*Written instruction:*
Of the material below, the lines to be retyped are those from the line containing "Give me the" through the line containing "Chart.register(...registerables);", inclusive; reproduce them exactly.
* Start Input *
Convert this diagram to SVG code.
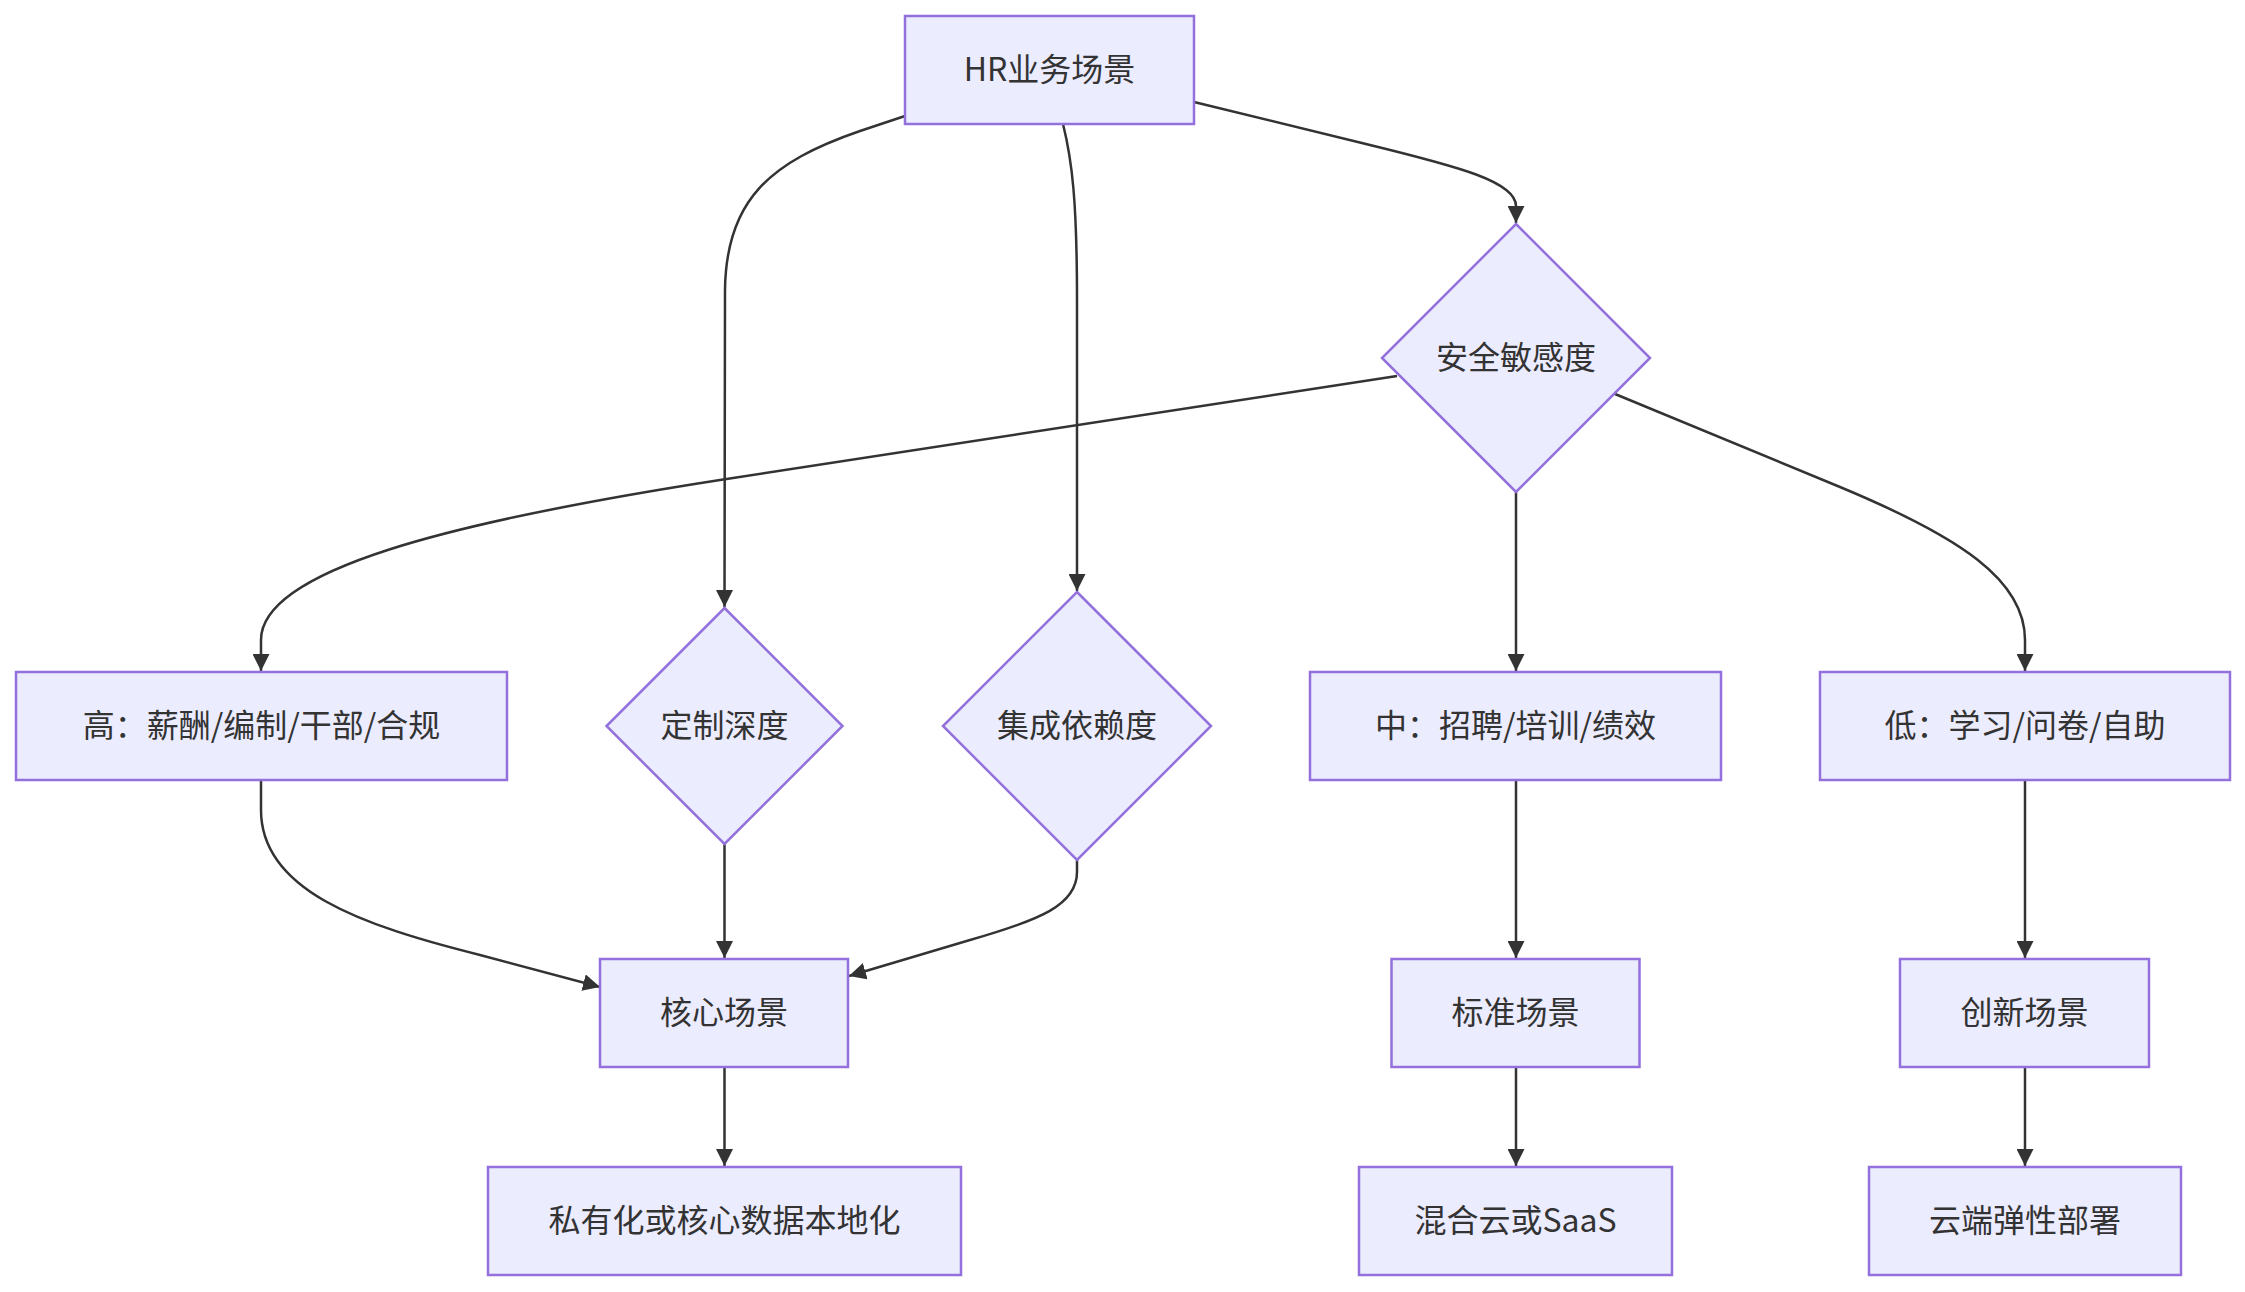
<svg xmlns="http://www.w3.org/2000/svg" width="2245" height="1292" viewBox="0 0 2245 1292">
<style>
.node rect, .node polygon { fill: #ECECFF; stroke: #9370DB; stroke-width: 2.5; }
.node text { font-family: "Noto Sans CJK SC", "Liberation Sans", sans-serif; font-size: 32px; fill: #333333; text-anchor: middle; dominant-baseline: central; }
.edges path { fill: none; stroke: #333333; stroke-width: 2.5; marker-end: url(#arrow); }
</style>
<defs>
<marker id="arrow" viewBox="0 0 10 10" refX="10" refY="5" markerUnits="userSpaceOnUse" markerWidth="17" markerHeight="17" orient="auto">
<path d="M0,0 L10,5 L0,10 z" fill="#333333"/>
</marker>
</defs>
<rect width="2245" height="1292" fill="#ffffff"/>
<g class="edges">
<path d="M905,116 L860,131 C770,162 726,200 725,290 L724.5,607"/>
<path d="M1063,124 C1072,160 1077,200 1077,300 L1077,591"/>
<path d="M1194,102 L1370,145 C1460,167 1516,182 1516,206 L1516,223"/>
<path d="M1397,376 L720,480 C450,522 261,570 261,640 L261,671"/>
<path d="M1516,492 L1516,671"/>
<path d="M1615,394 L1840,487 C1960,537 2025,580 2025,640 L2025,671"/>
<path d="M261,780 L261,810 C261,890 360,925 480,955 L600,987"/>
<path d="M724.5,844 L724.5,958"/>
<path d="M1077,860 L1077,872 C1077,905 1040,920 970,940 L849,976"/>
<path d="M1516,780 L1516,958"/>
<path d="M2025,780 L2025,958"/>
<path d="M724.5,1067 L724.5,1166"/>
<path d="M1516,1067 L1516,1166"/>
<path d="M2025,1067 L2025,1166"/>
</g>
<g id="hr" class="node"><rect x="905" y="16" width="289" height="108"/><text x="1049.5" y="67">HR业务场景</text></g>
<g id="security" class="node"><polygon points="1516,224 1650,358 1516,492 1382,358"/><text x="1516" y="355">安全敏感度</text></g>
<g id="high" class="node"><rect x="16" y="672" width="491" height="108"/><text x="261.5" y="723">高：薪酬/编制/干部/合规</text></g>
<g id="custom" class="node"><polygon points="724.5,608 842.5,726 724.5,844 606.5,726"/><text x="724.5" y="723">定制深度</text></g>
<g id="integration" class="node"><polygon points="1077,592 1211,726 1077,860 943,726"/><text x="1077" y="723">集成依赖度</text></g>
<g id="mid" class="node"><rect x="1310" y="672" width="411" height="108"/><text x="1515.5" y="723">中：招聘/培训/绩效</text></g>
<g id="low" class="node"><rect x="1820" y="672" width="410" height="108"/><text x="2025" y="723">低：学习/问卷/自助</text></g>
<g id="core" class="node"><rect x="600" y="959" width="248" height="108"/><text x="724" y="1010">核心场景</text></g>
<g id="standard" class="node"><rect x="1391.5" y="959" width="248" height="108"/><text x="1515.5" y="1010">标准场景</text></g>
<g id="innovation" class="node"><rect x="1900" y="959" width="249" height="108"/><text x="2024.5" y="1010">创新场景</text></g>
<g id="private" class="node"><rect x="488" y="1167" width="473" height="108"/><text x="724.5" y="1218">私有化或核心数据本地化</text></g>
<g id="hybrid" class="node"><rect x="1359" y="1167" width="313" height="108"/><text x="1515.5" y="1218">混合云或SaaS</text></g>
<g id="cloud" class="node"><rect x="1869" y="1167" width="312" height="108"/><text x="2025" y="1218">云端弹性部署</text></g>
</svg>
* End Input *
* Start Input *
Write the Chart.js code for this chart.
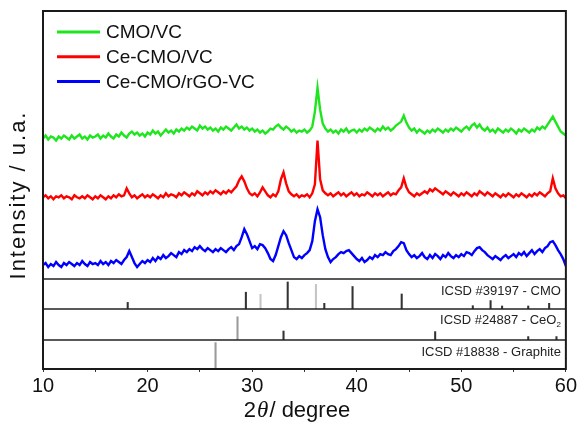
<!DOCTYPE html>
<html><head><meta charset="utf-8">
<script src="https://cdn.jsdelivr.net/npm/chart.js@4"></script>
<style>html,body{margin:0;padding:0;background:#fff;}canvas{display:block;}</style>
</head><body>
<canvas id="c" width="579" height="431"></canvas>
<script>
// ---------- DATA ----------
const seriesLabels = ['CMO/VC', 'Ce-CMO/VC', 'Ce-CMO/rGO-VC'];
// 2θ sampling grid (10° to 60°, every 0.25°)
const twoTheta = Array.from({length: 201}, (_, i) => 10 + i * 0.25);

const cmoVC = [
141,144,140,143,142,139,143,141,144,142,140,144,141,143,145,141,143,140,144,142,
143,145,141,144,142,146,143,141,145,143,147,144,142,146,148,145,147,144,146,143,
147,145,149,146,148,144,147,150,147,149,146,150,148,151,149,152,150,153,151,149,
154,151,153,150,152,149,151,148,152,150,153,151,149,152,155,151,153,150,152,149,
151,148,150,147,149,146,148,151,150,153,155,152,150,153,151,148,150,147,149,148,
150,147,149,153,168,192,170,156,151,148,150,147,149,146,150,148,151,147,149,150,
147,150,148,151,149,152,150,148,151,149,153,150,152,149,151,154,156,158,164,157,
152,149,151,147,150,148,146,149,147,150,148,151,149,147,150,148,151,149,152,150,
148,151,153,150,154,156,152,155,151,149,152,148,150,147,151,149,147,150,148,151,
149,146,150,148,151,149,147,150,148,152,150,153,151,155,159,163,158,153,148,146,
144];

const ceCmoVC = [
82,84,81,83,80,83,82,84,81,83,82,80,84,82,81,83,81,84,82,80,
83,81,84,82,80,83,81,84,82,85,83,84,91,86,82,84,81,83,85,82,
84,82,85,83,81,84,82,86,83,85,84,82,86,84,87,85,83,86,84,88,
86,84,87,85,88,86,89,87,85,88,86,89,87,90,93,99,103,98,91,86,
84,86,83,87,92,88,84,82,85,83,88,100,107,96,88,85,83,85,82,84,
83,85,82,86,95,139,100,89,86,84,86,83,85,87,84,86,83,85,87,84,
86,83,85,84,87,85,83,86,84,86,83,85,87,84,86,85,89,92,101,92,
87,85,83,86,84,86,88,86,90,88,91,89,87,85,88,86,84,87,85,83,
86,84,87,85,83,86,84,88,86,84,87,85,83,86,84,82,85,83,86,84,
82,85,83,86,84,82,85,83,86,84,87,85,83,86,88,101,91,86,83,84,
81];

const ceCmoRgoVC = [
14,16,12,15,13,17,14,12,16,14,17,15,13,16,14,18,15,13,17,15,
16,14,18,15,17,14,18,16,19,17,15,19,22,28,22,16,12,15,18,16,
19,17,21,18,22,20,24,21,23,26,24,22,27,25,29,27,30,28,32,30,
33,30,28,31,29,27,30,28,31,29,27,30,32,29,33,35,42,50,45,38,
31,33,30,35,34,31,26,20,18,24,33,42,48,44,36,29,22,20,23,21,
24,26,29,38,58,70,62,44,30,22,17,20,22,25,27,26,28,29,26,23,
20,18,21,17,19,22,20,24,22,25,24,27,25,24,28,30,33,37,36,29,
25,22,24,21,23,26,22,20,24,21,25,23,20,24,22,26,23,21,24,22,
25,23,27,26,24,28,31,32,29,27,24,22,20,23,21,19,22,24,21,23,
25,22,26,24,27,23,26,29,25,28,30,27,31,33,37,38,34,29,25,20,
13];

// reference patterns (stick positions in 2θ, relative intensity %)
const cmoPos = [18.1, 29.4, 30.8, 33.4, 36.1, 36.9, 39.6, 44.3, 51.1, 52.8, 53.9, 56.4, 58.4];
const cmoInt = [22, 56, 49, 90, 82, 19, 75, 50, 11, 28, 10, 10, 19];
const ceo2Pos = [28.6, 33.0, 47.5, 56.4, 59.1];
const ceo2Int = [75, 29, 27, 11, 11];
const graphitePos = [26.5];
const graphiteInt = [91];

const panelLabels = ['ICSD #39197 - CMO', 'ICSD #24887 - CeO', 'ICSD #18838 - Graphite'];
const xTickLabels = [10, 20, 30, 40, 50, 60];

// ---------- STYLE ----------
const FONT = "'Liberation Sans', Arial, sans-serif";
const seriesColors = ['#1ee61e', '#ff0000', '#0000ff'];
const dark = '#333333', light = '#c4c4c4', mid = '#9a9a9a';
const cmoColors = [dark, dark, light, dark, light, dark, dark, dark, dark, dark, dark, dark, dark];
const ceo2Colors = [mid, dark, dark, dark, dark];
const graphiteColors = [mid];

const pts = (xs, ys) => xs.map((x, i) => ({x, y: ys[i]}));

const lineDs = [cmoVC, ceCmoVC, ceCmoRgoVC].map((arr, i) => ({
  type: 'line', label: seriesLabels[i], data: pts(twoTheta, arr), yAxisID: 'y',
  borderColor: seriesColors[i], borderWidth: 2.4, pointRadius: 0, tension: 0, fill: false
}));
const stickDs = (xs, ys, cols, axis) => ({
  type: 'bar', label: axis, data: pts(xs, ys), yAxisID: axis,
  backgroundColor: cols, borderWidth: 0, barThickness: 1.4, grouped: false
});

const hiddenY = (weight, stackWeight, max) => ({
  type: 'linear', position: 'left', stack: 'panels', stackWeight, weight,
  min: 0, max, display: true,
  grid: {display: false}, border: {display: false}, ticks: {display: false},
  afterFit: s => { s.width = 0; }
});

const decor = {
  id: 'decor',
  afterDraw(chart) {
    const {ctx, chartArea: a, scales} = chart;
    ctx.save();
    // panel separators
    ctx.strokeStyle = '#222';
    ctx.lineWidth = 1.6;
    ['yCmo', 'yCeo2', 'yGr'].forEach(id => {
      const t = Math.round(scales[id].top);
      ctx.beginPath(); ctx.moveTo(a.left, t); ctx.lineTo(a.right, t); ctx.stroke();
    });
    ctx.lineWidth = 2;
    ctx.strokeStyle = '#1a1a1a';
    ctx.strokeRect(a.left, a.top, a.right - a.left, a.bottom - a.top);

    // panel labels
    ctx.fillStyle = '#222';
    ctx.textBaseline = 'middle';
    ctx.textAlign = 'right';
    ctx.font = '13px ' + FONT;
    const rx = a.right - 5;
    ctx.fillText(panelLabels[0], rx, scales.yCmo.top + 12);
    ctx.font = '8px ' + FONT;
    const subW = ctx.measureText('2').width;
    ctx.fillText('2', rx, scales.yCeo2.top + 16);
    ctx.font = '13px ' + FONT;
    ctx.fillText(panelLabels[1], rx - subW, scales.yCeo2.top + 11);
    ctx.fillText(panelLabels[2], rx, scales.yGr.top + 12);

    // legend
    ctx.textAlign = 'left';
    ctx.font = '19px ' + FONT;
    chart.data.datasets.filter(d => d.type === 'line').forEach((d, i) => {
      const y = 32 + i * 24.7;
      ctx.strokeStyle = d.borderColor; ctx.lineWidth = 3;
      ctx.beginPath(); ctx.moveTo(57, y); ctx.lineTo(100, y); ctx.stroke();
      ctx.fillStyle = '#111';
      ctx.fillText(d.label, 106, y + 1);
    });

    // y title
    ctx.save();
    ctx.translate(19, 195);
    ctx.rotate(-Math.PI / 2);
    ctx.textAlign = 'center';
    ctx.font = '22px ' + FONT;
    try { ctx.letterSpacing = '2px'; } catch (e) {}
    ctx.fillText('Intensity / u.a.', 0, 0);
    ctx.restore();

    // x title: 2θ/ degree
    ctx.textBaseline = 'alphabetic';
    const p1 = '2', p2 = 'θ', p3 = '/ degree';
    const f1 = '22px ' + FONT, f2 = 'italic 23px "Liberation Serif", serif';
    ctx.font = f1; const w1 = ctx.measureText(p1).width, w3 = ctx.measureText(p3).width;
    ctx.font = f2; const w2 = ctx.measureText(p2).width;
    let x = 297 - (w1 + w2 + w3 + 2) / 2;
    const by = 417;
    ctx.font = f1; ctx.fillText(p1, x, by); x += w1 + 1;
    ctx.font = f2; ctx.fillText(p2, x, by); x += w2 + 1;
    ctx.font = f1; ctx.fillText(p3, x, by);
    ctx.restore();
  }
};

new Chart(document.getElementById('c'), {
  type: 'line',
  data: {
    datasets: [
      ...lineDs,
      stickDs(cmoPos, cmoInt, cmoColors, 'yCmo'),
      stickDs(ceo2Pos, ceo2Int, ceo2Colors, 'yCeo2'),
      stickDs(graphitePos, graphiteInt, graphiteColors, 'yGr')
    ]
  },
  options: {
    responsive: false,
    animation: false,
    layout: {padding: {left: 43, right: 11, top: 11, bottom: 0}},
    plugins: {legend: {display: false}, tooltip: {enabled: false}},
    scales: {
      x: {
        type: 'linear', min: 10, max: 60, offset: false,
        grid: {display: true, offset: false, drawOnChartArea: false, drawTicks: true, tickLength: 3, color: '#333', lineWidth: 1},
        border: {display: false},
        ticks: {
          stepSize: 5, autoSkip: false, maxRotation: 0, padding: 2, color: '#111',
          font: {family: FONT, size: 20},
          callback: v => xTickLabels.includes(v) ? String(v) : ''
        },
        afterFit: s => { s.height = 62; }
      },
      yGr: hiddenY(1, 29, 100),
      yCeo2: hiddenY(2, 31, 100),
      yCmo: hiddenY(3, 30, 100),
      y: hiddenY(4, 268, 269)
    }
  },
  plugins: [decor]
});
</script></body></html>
* End Input *
* Start Input *
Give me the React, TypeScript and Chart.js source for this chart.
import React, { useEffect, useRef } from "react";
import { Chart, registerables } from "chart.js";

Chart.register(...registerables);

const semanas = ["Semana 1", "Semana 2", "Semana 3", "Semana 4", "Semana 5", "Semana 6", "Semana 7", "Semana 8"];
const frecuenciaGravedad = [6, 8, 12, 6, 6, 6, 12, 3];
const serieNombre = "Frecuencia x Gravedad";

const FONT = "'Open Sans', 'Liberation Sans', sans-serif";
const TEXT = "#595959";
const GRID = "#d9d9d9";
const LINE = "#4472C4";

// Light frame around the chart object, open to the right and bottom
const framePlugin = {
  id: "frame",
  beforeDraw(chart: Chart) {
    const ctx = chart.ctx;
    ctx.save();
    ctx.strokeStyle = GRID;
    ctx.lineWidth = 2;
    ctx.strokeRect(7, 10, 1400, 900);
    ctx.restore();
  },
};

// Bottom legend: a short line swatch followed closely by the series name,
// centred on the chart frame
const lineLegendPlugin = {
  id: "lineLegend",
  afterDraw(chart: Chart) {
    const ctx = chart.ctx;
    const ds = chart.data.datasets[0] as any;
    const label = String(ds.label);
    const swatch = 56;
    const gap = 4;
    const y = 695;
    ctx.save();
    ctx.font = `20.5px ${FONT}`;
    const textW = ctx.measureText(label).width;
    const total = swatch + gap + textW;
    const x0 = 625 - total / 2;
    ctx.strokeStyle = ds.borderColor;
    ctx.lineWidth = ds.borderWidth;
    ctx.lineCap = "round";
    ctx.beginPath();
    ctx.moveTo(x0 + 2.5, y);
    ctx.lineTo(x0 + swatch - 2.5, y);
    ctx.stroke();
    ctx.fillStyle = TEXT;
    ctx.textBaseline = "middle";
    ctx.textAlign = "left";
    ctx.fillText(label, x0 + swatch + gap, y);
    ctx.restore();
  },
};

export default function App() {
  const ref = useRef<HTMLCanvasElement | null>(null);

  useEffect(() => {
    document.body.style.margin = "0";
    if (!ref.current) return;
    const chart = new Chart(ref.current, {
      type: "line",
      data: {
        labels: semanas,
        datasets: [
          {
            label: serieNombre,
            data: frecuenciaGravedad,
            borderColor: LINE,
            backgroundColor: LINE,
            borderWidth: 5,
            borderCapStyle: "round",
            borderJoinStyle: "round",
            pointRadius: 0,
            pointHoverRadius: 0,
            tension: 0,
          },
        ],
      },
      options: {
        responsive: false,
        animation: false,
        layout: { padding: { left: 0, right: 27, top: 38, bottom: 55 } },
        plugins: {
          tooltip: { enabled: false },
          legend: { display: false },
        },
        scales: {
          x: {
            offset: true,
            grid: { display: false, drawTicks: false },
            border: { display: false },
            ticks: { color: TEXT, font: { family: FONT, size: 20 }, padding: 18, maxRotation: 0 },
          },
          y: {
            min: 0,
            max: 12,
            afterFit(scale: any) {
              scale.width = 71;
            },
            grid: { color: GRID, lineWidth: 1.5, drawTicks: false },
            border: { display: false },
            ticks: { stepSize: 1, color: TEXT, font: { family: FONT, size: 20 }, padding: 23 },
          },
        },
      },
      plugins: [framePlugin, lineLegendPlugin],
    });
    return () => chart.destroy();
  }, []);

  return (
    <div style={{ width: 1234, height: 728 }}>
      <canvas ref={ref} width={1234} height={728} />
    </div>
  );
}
* End Input *
*Result of this exercise:*
Give me the React, TypeScript and Chart.js source for this chart.
import React, { useEffect, useRef } from "react";
import { Chart, registerables } from "chart.js";

Chart.register(...registerables);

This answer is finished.